My Understanding of Translation
The structure of translation works from a source language and moves to a target language – though it is not quite so simple. Differences between communities separate us in ways of thinking. Not every word has an equal other in another language, as each word is reflective of the culture and history from which it came. Translation is much more than just communicating across language.
In addition to acts of translation that are connected to speech, written texts, and physical objects, translation extends to the non-verbal. This is encompassing of facial expressions, gestures, dress, art.
There is always a loss in translation: there is no possibility that any translation will be an exact replica of the source language. In this dichotomy between the source and the target, a translator cannot focus as much on the source as much as the perspective by which the target will be viewed, and this depends entirely on the translator.
In raising this issue, the treachery of translation comes forth. How does one measure how faithful one text is to another, what does it mean to be faithful to the source test? How does one translate as accurately as possible? Is there a right way to translate?
The role of a translator is to interpret a text to the best of their capabilities, though some may say that translators have a sort of artistic freedom. In saying so, a translator could possibly fly away with a writer’s words, without responsibility to the source text. This is how I would imagine a treachery of translation. However, I would also imagine that the various interpretations of a source text to be necessary to acquire a fuller more rounded target text. No one translation will work on its own to reflect the source, and so no translation is truly treacherous, is it? In saying so, the notion of objectivity is also gone. It is the collective ability to perceive that will stop the inconvenient truths.

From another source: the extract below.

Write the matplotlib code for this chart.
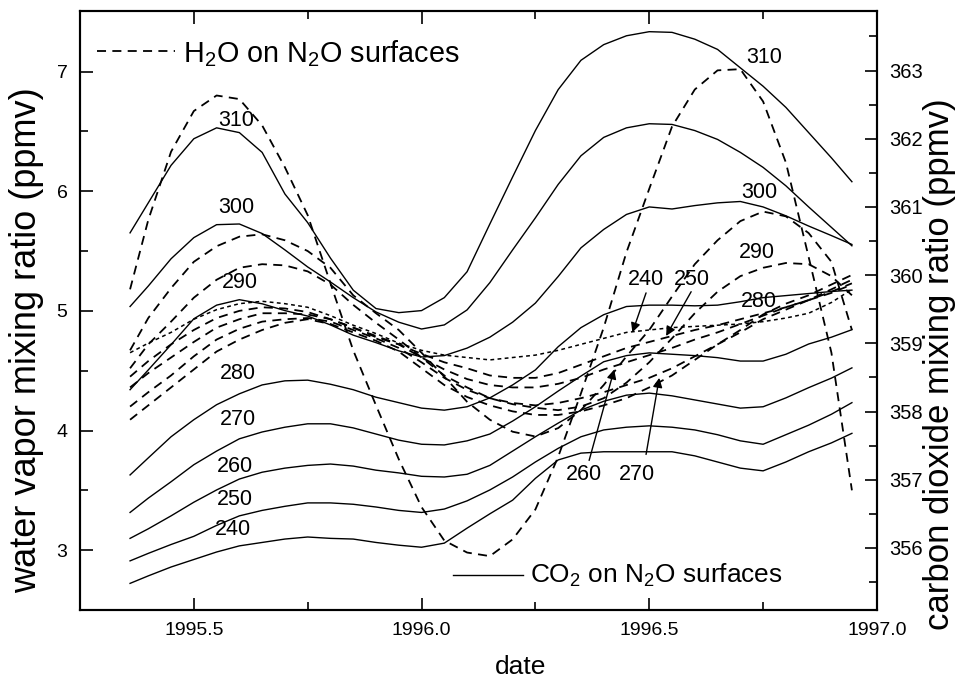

Translation and the Senses
Sound doesn’t exist in text. As you read this, most probably in your head – do you imagine the sound of my voice? Do you wonder about the pauses I hope to create between words and phrases, about the meaning of the space between?
While sound is integral to the meaning, so is the silence.
How does one translate silences? The cadence of a verse, in which two deliberate words may frame ‘the space between’ is integral to meaning in many cultures.
Translation and the Self
I live my culture outside of its zone of living; a space between divides me from the insignificant significance – that which the people living in the Persian context, can pick up without my uttering of a single word – that which I hope to understand, but never will. What is stopping me?
Is this not what we must destroy?
Must not we rid ourselves of the space between, of the separations that hinder our capabilities to be one?
What about the other spaces between? The one between my mind and my hand, which punches the letters out to form these words, the one between you and your screen, the one between me and you, between us and the earth?
Will we ever be one?
What I’m trying to say, to myself and to you – is that I can sit here all night and contemplate how ecological intelligence is very relevant though our way of thinking and understanding is flawed. And the way in which we change this, is by returning to the beginning – with our senses. Once I control my senses fully, then I can take the next step.